One of the best things about the novel, to my mind, is the complex portrait of these sisters, as adolescents before they disappear and in the imaginations of those who loved them and . . . well, to give anymore away would be a crime, but it’s Lippman’s skillful portrait of Heather and Sunny Bethany that stayed with me long after I’d read the twisty, revelatory, and believable resolution.
Long, Bright River by Liz Moore
This stunning novel takes on a missing sister as well as the opioid crisis and the ways in which women are discounted and abused by our justice system. Michaela “Mickey” Fitzpatrick is a young police officer with the Philadelphia Police Department, raising her young son alone and responding to calls that, more and more, are related to the epidemic of opioid addiction on neighborhood streets. Mickey is estranged from her own sister, Kacey, for reasons related to Kacey’s struggle with addiction, but that we don’t fully understand until the end of the novel. When Mickey notices Kacey’s conspicuous absence on the streets, she begins to look for her sister, probing her own history and heart and uncovering a conspiracy of cruelty.

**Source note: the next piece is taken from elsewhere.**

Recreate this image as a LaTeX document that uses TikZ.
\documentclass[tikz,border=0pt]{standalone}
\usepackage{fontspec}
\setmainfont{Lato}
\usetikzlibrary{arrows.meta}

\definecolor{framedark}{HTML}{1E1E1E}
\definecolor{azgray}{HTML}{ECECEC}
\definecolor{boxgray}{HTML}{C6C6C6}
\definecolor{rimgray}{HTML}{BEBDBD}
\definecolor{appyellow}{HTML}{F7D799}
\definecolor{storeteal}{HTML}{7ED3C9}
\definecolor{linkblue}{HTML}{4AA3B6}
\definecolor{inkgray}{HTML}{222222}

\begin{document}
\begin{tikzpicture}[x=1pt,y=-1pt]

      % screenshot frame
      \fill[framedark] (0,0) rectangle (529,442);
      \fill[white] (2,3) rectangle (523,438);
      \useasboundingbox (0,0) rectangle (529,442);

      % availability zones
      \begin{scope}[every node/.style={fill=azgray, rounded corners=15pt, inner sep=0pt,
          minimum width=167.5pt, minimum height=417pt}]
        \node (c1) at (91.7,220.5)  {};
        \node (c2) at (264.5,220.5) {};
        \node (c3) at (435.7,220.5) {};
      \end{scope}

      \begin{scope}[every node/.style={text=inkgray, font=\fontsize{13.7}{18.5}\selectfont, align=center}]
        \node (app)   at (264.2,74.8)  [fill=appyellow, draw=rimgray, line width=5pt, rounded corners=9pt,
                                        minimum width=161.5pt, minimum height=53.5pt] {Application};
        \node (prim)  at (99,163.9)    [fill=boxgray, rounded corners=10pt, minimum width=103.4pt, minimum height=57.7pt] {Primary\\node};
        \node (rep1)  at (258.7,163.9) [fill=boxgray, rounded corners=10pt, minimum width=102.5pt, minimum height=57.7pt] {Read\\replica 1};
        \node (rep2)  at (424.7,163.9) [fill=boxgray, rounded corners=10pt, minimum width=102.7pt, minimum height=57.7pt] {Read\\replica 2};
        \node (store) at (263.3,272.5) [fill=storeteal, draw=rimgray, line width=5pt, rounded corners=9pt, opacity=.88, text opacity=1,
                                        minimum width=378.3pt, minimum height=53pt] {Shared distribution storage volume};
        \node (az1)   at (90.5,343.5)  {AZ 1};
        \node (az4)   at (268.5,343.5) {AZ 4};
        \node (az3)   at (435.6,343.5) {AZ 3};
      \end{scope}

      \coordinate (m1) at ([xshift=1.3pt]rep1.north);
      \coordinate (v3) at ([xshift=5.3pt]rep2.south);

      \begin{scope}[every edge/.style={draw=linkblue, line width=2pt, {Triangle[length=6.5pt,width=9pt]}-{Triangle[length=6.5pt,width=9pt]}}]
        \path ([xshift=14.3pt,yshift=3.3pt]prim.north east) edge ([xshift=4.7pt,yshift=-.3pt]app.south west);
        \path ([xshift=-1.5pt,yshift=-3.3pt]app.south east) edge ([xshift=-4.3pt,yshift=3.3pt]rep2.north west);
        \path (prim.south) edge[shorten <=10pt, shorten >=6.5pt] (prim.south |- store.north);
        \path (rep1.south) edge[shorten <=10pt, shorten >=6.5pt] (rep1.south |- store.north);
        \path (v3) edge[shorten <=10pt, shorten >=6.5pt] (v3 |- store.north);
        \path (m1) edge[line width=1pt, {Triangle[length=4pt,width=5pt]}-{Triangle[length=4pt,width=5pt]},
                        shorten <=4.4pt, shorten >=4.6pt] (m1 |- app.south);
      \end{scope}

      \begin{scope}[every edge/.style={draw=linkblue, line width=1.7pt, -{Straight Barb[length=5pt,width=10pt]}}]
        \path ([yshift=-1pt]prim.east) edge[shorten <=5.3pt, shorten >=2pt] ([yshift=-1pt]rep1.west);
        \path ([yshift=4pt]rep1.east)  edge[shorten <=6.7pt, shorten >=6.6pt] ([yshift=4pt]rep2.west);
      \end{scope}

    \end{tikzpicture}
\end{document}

Long Bright River is about the ways in which the people we love disappoint us, but also about how they surprise us. It’s grim and ultimately hopeful, and it interrogates the idea of the “good sister” and the “bad sister” in ways that I found unexpectedly moving.
American Spy by Lauren Wilkinson
I loved Wilkinson’s debut novel, about a black woman blazing trails—and becoming disillusioned—in the FBI and the CIA during the Cold War. Marie Mitchell, the brilliant and reserved daughter of a Martinican mother and an American father, is younger sister to the assured and brave Helene. Growing up without their mother, Helene and Marie are both spies of a sort. There’s something inscrutable about Helene and yet, she is fiercely protective of Marie, and as Marie makes her own way in the shadowy intersection of American law enforcement and intelligence, Helene’s example is never far away.

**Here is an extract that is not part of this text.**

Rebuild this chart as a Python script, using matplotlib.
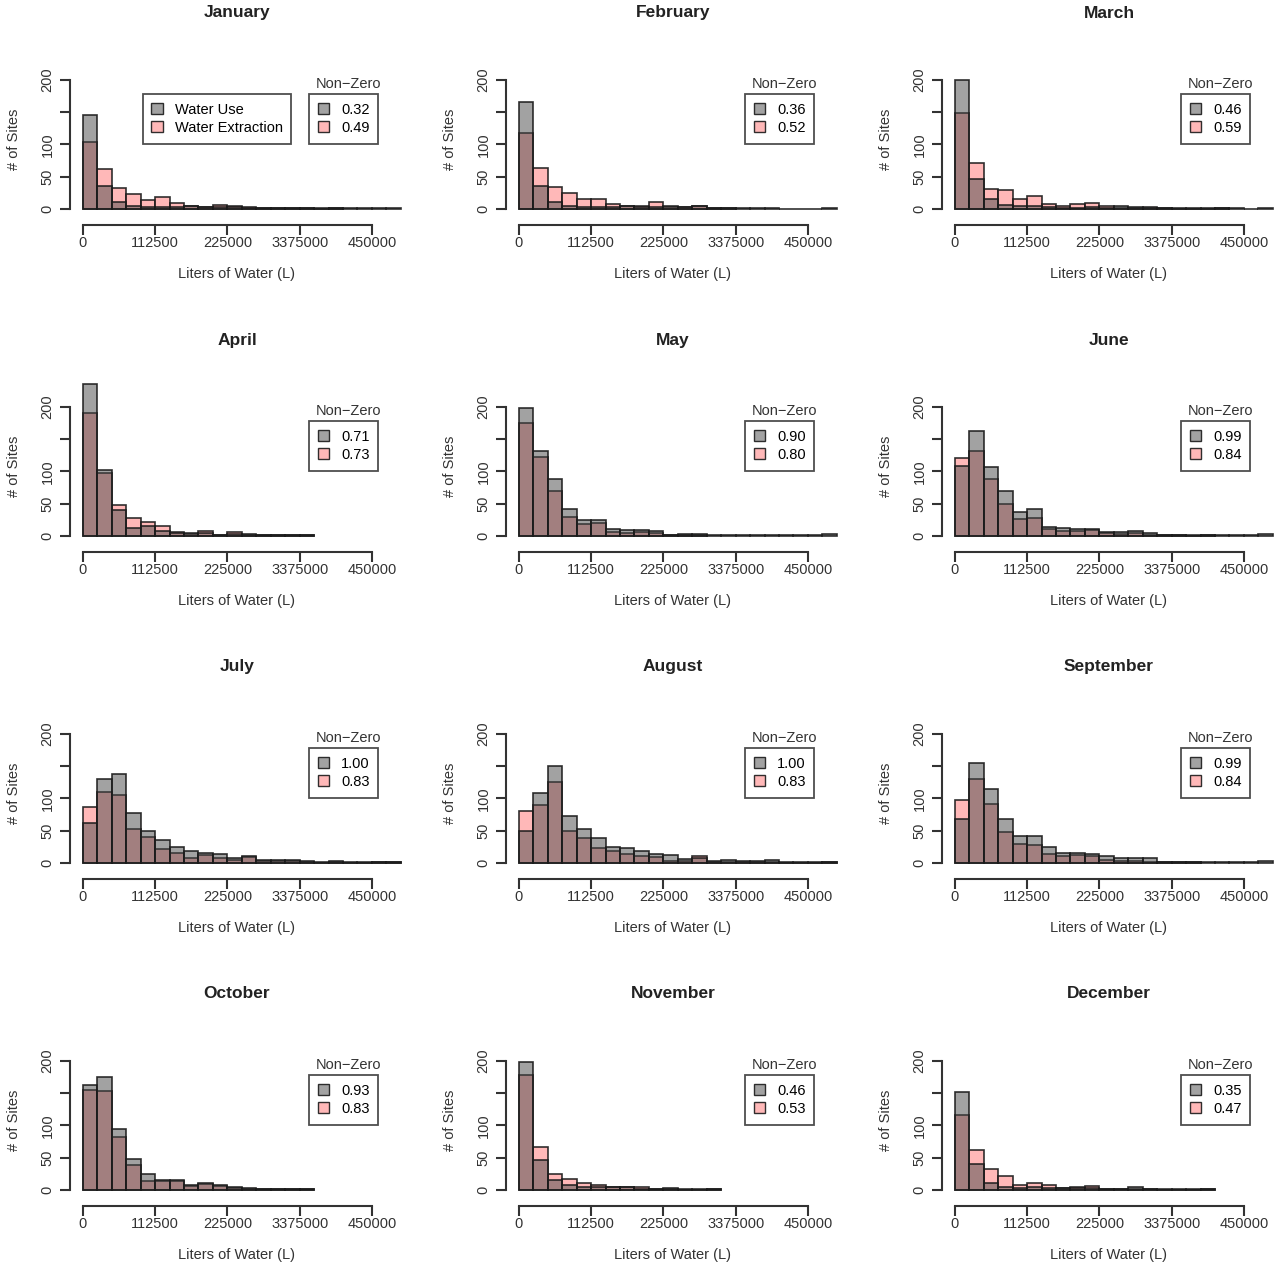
import numpy as np
import matplotlib
matplotlib.use("Agg")
import matplotlib.pyplot as plt
from matplotlib.patches import Patch

plt.rcParams['font.family'] = ['Liberation Sans', 'DejaVu Sans']

# --- Data: counts per 22500 L bin --------------------------------------------
months = ["January", "February", "March", "April", "May", "June",
          "July", "August", "September", "October", "November", "December"]
bin_width = 22500

use_counts = [
    [145, 35, 10, 5, 3, 3, 3, 4, 3, 3, 3, 2, 2, 1, 1, 1, 1, 2, 1, 1, 1, 2],
    [165, 35, 10, 5, 3, 3, 3, 4, 3, 3, 4, 3, 4, 1, 1, 1, 1, 2, 0, 0, 0, 2],
    [200, 47, 15, 6, 5, 5, 3, 2, 2, 3, 2, 4, 3, 3, 2, 1, 1, 2, 1, 1, 0, 2],
    [235, 102, 40, 12, 15, 8, 5, 4, 5, 2, 3, 3, 2, 2, 2, 2],
    [198, 132, 88, 42, 25, 25, 10, 9, 9, 7, 2, 3, 3, 2, 1, 1, 1, 1, 1, 1, 1, 3],
    [108, 162, 106, 70, 37, 42, 14, 12, 11, 11, 6, 6, 7, 4, 2, 2, 1, 2, 1, 1, 1, 3],
    [62, 130, 138, 78, 50, 35, 25, 18, 15, 14, 7, 11, 4, 5, 4, 3, 1, 3, 1, 1, 2, 2],
    [50, 108, 150, 72, 52, 38, 25, 23, 18, 13, 12, 6, 8, 3, 5, 3, 3, 5, 1, 1, 1, 2],
    [68, 155, 115, 68, 42, 42, 25, 15, 16, 14, 11, 7, 7, 7, 2, 2, 2, 2, 1, 1, 1, 3],
    [162, 175, 95, 48, 25, 15, 16, 8, 10, 8, 5, 3, 2, 2, 2, 2],
    [198, 47, 15, 8, 5, 5, 5, 5, 2, 2, 3, 1, 1, 2],
    [152, 40, 11, 5, 3, 5, 3, 3, 3, 3, 2, 2, 5, 1, 1, 1, 1, 2],
]
extraction_counts = [
    [103, 62, 32, 23, 14, 18, 9, 4, 3, 6, 5, 3, 2, 2, 1, 1, 0, 1],
    [118, 63, 34, 24, 16, 16, 8, 4, 5, 11, 3, 3, 4, 1, 1],
    [148, 71, 31, 30, 16, 20, 8, 4, 8, 9, 5, 1, 2, 1, 1, 0, 0, 0, 1],
    [190, 98, 48, 28, 22, 16, 6, 3, 7, 2, 6, 2, 1, 1, 1, 1],
    [175, 122, 70, 30, 18, 20, 6, 5, 6, 5, 1, 1, 1],
    [120, 132, 88, 50, 26, 27, 10, 8, 8, 9, 4, 3, 5, 2, 1, 1, 0, 1],
    [87, 110, 105, 52, 40, 22, 16, 8, 12, 8, 5, 9, 3, 3, 3, 2, 0, 1, 0, 0, 1, 1],
    [80, 90, 125, 50, 38, 23, 18, 13, 10, 9, 3, 3, 10, 2, 2, 1, 1, 1, 0, 0, 0, 1],
    [98, 130, 92, 48, 29, 27, 14, 10, 12, 10, 5, 3, 3, 2, 1, 1, 1],
    [155, 153, 82, 38, 13, 14, 13, 6, 9, 6, 3, 2, 1, 1, 1, 1],
    [178, 67, 25, 17, 10, 7, 4, 4, 5, 1, 1, 0, 0, 1],
    [116, 62, 32, 22, 7, 11, 8, 3, 5, 6, 1, 1, 1, 1, 0, 0, 0, 1],
]
nonzero_use = ["0.32", "0.36", "0.46", "0.71", "0.90", "0.99",
               "1.00", "1.00", "0.99", "0.93", "0.46", "0.35"]
nonzero_ext = ["0.49", "0.52", "0.59", "0.73", "0.80", "0.84",
               "0.83", "0.83", "0.84", "0.83", "0.53", "0.47"]
xticks = [0, 112500, 225000, 337500, 450000]
xtick_labels = ["0", "112500", "225000", "3375000", "450000"]
yticks = [0, 50, 100, 150, 200]
ytick_labels = ["0", "50", "100", "", "200"]

# --- Styling -----------------------------------------------------------------
W, H = 1280, 1271
gray_col = (0.28, 0.28, 0.28, 0.5)
pink_col = (1.0, 0.45, 0.45, 0.5)
edge = (0.1, 0.1, 0.1, 0.9)

fig = plt.figure(figsize=(W / 100, H / 100), dpi=100)

for i, month in enumerate(months):
    r, c = divmod(i, 3)
    left_px = 70 + c * 436
    base_px = 225 + r * 327
    ax = fig.add_axes([left_px / W, (H - base_px) / H, 334 / W, 171 / H])
    ax.set_xlim(-20000, 500000)
    ax.set_ylim(-25, 240)

    ext = np.array(extraction_counts[i], dtype=float)
    use = np.array(use_counts[i], dtype=float)
    ax.bar(np.arange(len(ext)) * bin_width, ext, width=bin_width, align="edge",
           color=pink_col, edgecolor=edge, linewidth=1.2)
    ax.bar(np.arange(len(use)) * bin_width, use, width=bin_width, align="edge",
           color=gray_col, edgecolor=edge, linewidth=1.2)

    for s in ["top", "right"]:
        ax.spines[s].set_visible(False)
    ax.spines["left"].set_bounds(0, 200)
    ax.spines["bottom"].set_bounds(0, 450000)
    ax.spines["left"].set_position(("data", -20000))
    ax.spines["bottom"].set_position(("data", -25))
    for s in ["left", "bottom"]:
        ax.spines[s].set_linewidth(1.5)
        ax.spines[s].set_color("#333333")
    ax.set_xticks(xticks)
    ax.set_xticklabels(xtick_labels, fontsize=10.5, color="#333333")
    ax.set_yticks(yticks)
    ax.set_yticklabels(ytick_labels, fontsize=10.5, rotation=90, va="center",
                       color="#333333")
    ax.tick_params(axis="x", length=7, width=1.5, color="#333333", pad=1)
    ax.tick_params(axis="y", length=7, width=1.5, color="#333333", pad=4)
    ax.set_xlabel("Liters of Water (L)", fontsize=10.5, labelpad=12, color="#333333")
    ax.set_ylabel("# of Sites", fontsize=10.5, labelpad=14, color="#333333")

    fig.text((left_px + 167) / W, 1 - (13 + r * 327) / H, month,
             ha="center", va="center", fontsize=12.5, fontweight="bold",
             color="#222222")

    handles = [Patch(facecolor=gray_col, edgecolor=edge),
               Patch(facecolor=pink_col, edgecolor=edge)]
    leg = ax.legend(handles, [nonzero_use[i], nonzero_ext[i]], loc="upper right",
                    bbox_to_anchor=(0.945, 0.81), fontsize=10.5, frameon=True,
                    fancybox=False, edgecolor="#222222", handlelength=0.8,
                    handleheight=0.8, borderpad=0.6, labelspacing=0.3,
                    handletextpad=0.8)
    leg.get_frame().set_linewidth(1.3)
    ax.text(0.835, 0.825, "Non\u2212Zero", transform=ax.transAxes, ha="center",
            va="center", fontsize=10.5, color="#333333")
    if i == 0:
        ax.add_artist(leg)
        leg2 = ax.legend(handles, ["Water Use", "Water Extraction"],
                         loc="upper right", bbox_to_anchor=(0.685, 0.81),
                         fontsize=10.5, frameon=True, fancybox=False,
                         edgecolor="#222222", handlelength=0.8,
                         handleheight=0.8, borderpad=0.6, labelspacing=0.3,
                         handletextpad=0.8)
        leg2.get_frame().set_linewidth(1.3)

fig.savefig("out.png", dpi=100, facecolor="white")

The novel is a clever spy thriller set in post-independence Burkina Faso, a murder mystery, and a love story, but it’s also about Marie’s search for the truth about Helene and her life and death. What she finds will have far-reaching consequences, for Marie and for her young sons. I found the sister pair at the heart of American Spy one of the most thought -provoking things about a truly wonderful and provocative novel.